Lorsqu’un investisseur décide de financer une entreprise, surtout au départ, il investit souvent d’abord dans l’équipe puis dans la solution proposée. C’est une réalité que de nombreux entrepreneurs doivent affronter: le charisme et la capacité de vendre sont extrêmement importants.
Cela peut être décourageant pour de nombreux entrepreneurs qui, bien qu’ayant d’excellentes idées et des compétences solides, ne se sentent pas à l’aise dans le rôle du vendeur charismatique. Ces entrepreneurs sont souvent des bâtisseurs, des résolveurs de problèmes, des gens qui travaillent dur, mais qui n’ont pas envie de monter sur une scène pour donner un spectacle flamboyant durant un «demo day».
Mais la réalité est que cela peut les désavantager. Les investisseurs recherchent souvent ce «je ne sais quoi» chez un fondateur, quelque chose qui va au-delà des compétences et de l’expérience. Cela ne veut pas dire que ces entrepreneurs sans charisme n’ont pas de valeur, bien au contraire. Lorsqu’on lit le best-seller «Good to Great» de Jim Collins, on découvre même que la plupart des grands leaders étaient introvertis.
Les investisseurs eux-mêmes admettent qu’une grande idée portée par une équipe médiocre a peu de chances de réussir. Cependant, ce qui est souvent négligé, c’est que de nombreuses équipes compétentes manquent d’un leader au charisme éclatant.
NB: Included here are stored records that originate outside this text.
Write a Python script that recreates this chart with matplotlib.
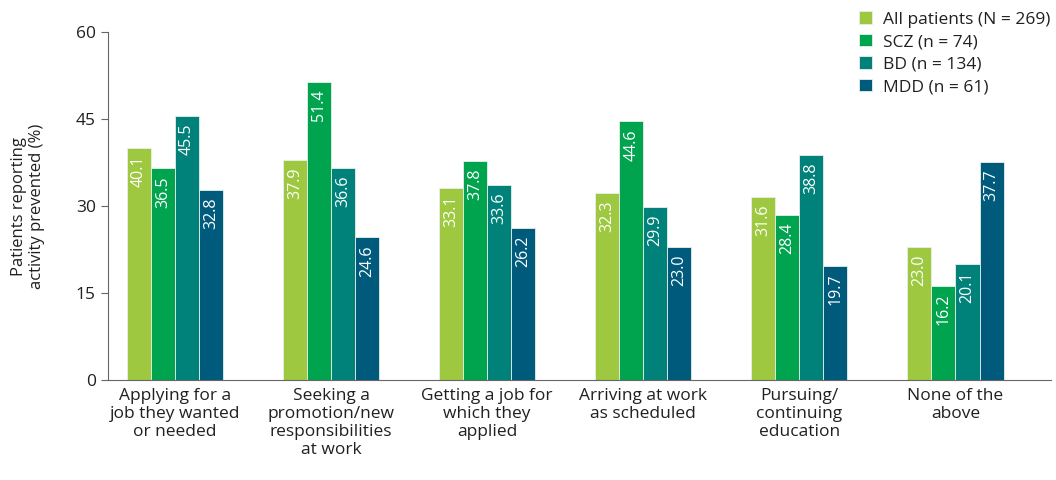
import numpy as np
import matplotlib
matplotlib.use("Agg")
from matplotlib import pyplot as plt

plt.rcParams['font.family'] = ['Open Sans', 'DejaVu Sans']

# data
categories = ["Applying for a\njob they wanted\nor needed",
              "Seeking a\npromotion/new\nresponsibilities\nat work",
              "Getting a job for\nwhich they\napplied",
              "Arriving at work\nas scheduled",
              "Pursuing/\ncontinuing\neducation",
              "None of the\nabove"]
series_names = ["All patients (N = 269)", "SCZ (n = 74)", "BD (n = 134)", "MDD (n = 61)"]
all_patients = [40.1, 37.9, 33.1, 32.3, 31.6, 23.0]
scz = [36.5, 51.4, 37.8, 44.6, 28.4, 16.2]
bd = [45.5, 36.6, 33.6, 29.9, 38.8, 20.1]
mdd = [32.8, 24.6, 26.2, 23.0, 19.7, 37.7]
colors = ["#9dc83f", "#00a34e", "#00827a", "#005a7c"]

fig = plt.figure(figsize=(10.56, 4.8), dpi=100)
ax = fig.add_axes([0.102, 0.208, 0.893, 0.725])

x = np.arange(len(categories))
w = 0.154
for i, (vals, name, c) in enumerate(zip([all_patients, scz, bd, mdd], series_names, colors)):
    pos = x + (i - 1.5) * w
    ax.bar(pos, vals, w, color=c, edgecolor="#e8f0e8", linewidth=0.6, label=name)
    for p, v in zip(pos, vals):
        ax.text(p, v - 1.3, "%.1f" % v, rotation=90, ha="center", va="top",
                color="white", fontsize=11.5)

ax.set_ylim(0, 60)
ax.set_yticks([0, 15, 30, 45, 60])
ax.set_xlim(-0.43, 5.61)
ax.set_xticks(x)
ax.set_xticklabels(categories, fontsize=12.5, color="#231f20", va="top", linespacing=1.15)
ax.tick_params(axis="x", length=0, pad=6)
ax.tick_params(axis="y", labelsize=12.5, colors="#231f20", length=5, color="#666666")
ax.spines["top"].set_visible(False)
ax.spines["right"].set_visible(False)
ax.spines["left"].set_color("#666666")
ax.spines["bottom"].set_color("#666666")
ax.set_ylabel("Patients reporting\nactivity prevented (%)", fontsize=12, color="#231f20", labelpad=22)

leg = ax.legend(loc="upper right", bbox_to_anchor=(1.016, 1.105), frameon=False, fontsize=12.5,
                handlelength=0.75, handleheight=0.75, labelspacing=0.35, handletextpad=0.6)
for t in leg.get_texts():
    t.set_color("#231f20")

fig.savefig("out.png", dpi=100)
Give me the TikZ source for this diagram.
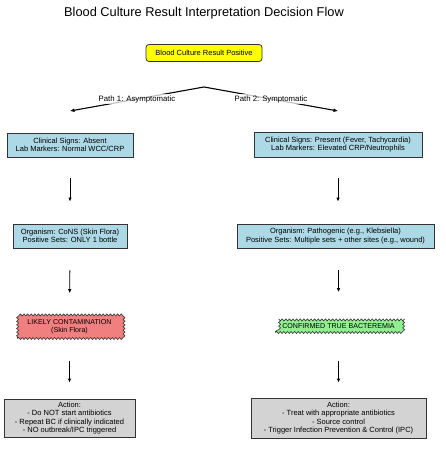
\documentclass[tikz,border=0pt]{standalone}
\usepackage{fontspec}
\setmainfont{Liberation Sans}
\usepackage{tikz}
\usetikzlibrary{arrows.meta,positioning,decorations.pathmorphing}
\definecolor{boxyellow}{HTML}{FFFF00}
\definecolor{boxblue}{HTML}{ADD8E6}
\definecolor{boxred}{HTML}{F08080}
\definecolor{boxgreen}{HTML}{90EE90}
\definecolor{boxgray}{HTML}{D3D3D3}
\definecolor{edgegray}{HTML}{333333}
\tikzset{
  flowbox/.style={draw=edgegray,line width=0.8pt,align=center,inner sep=1pt,font=\fontsize{7.5}{8.2}\selectfont},
  startbox/.style={flowbox,fill=boxyellow,rounded corners=3pt},
  infobox/.style={flowbox,fill=boxblue},
  wavybox/.style={flowbox,line width=0.6pt,font=\fontsize{7.1}{7.8}\selectfont,decorate,decoration={snake,segment length=3.6pt,amplitude=1pt}},
  actionbox/.style={flowbox,fill=boxgray},
  flowarrow/.style={-{Latex[length=4pt,width=3.5pt]},line width=0.9pt},
  patharrow/.style={-{Latex[length=4.5pt,width=4pt]},line width=1.1pt},
  pathlabel/.style={fill=white,fill opacity=0.75,text opacity=1,inner sep=1pt,font=\fontsize{7.8}{9}\selectfont}
}
\begin{document}
\begin{tikzpicture}[x=1pt,y=-1pt]
\useasboundingbox (0,0) rectangle (445,449);
\node (title) at (204,13) {\fontsize{12.8}{14}\selectfont Blood Culture Result Interpretation Decision Flow};
\node[startbox,minimum width=116pt,minimum height=17pt] (start) at (204,53) {Blood Culture Result Positive};
% two paths
\node[infobox,minimum width=126pt,minimum height=24pt] (clinL) at (70,145) {Clinical Signs: Absent\\Lab Markers: Normal WCC/CRP};
\node[infobox,minimum width=168pt,minimum height=25pt] (clinR) at (338,144.5) {Clinical Signs: Present (Fever, Tachycardia)\\Lab Markers: Elevated CRP/Neutrophils};
\coordinate (split) at (204,87);
\coordinate (endL) at (70,111);
\coordinate (endR) at (338,111);
\draw[patharrow] (split) -- (endL) node[pathlabel,pos=0.5] {Path 1: Asymptomatic};
\draw[patharrow] (split) -- (endR) node[pathlabel,pos=0.5] {Path 2: Symptomatic};
\node[infobox,minimum width=114pt,minimum height=24pt] (orgL) at (70,236) {Organism: CoNS (Skin Flora)\\Positive Sets: ONLY 1 bottle};
\node[infobox,minimum width=197pt,minimum height=24pt] (orgR) at (335.5,236) {Organism: Pathogenic (e.g., Klebsiella)\\Positive Sets: Multiple sets + other sites (e.g., wound)};
\node[wavybox,fill=boxred,minimum width=104pt,minimum height=23pt] (contam) at (69.5,327) {LIKELY CONTAMINATION\\(Skin Flora)};
\node[wavybox,fill=boxgreen,minimum width=126pt,minimum height=13pt] (bact) at (338.5,326) {CONFIRMED TRUE BACTEREMIA};
\node[actionbox,minimum width=131pt,minimum height=38pt] (actL) at (69.5,418) {Action:\\- Do NOT start antibiotics\\- Repeat BC if clinically indicated\\- NO outbreak/IPC triggered};
\node[actionbox,minimum width=175pt,minimum height=40pt] (actR) at (338.5,418) {Action:\\- Treat with appropriate antibiotics\\- Source control\\- Trigger Infection Prevention \& Control (IPC)};
% short arrows
\draw[flowarrow,shorten <=21pt,shorten >=22pt] (clinL) -- (orgL);
\draw[flowarrow,shorten <=21pt,shorten >=22pt] (clinR) -- (orgR.north -| clinR);
\draw[flowarrow,shorten <=22pt,shorten >=22pt] (orgL) -- (contam);
\draw[flowarrow,shorten <=22pt,shorten >=27pt] (orgR.south -| bact) -- (bact);
\draw[flowarrow,shorten <=22pt,shorten >=16pt] (contam) -- (actL);
\draw[flowarrow,shorten <=28pt,shorten >=15pt] (bact) -- (actR);
\end{tikzpicture}
\end{document}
Cela pose un dilemme: une entreprise avec un potentiel énorme pourrait ne pas obtenir le financement nécessaire simplement parce que ses fondateurs ne correspondent pas à l’image idéale du leader charismatique. Cela soulève des questions sur la manière dont nous évaluons le potentiel d’une entreprise et sur l’importance que nous accordons à la personnalité par rapport à la substance réelle. Je pense que tous les investisseurs de Theranos, WeWork et Fyre auraient préféré un fondateur moins charismatique, mais avec de meilleurs résultats pour ses projets.
Par conséquent, il est crucial de reconnaître que le succès d’une entreprise ne dépend pas seulement du charisme de ses fondateurs, mais aussi de l’innovation, de la persévérance et de la qualité de l’équipe dans son ensemble.
Lorsque le charisme cache la réalité
Trop souvent, le charisme peut parfois cacher les faiblesses réelles d’une entreprise. Prenons l’exemple d’une équipe manquant d’expérience et de charisme: si elle échoue avec une bonne idée, les investisseurs ont tendance à trop valoriser le charisme des leaders. Pour chaque équipe sans expérience et sans charisme qui a échoué malgré une excellente idée, n’est-il pas vrai que les investisseurs donnent trop d’importance au charisme des dirigeants comme solution à tous les problèmes, comme ce fut le cas pour:
• Une entreprise technologique qui était en fait une entreprise immobilière.
• Un test sanguin qui prétendument ne donne pas de résultats.
• Une fête de luxe qui défie même la définition du luxe et de la fête.
Cela démontre peut-être que les investisseurs misent parfois trop sur la personnalité des fondateurs, accordant de gros financements sans suffisamment examiner l’entreprise elle-même.
Cependant, nous, en tant qu’entrepreneurs, devons aussi accepter une part de responsabilité. Nous consacrons souvent trop de temps à peaufiner nos présentations au lieu de perfectionner notre produit. Nous privilégions le réseautage au détriment de l’expérience réelle du problème que nous cherchons à résoudre, en passant un temps fou à accumuler des contacts plutôt que des clients.
C’est ainsi que des catastrophes comme celle de WeWork se produisent.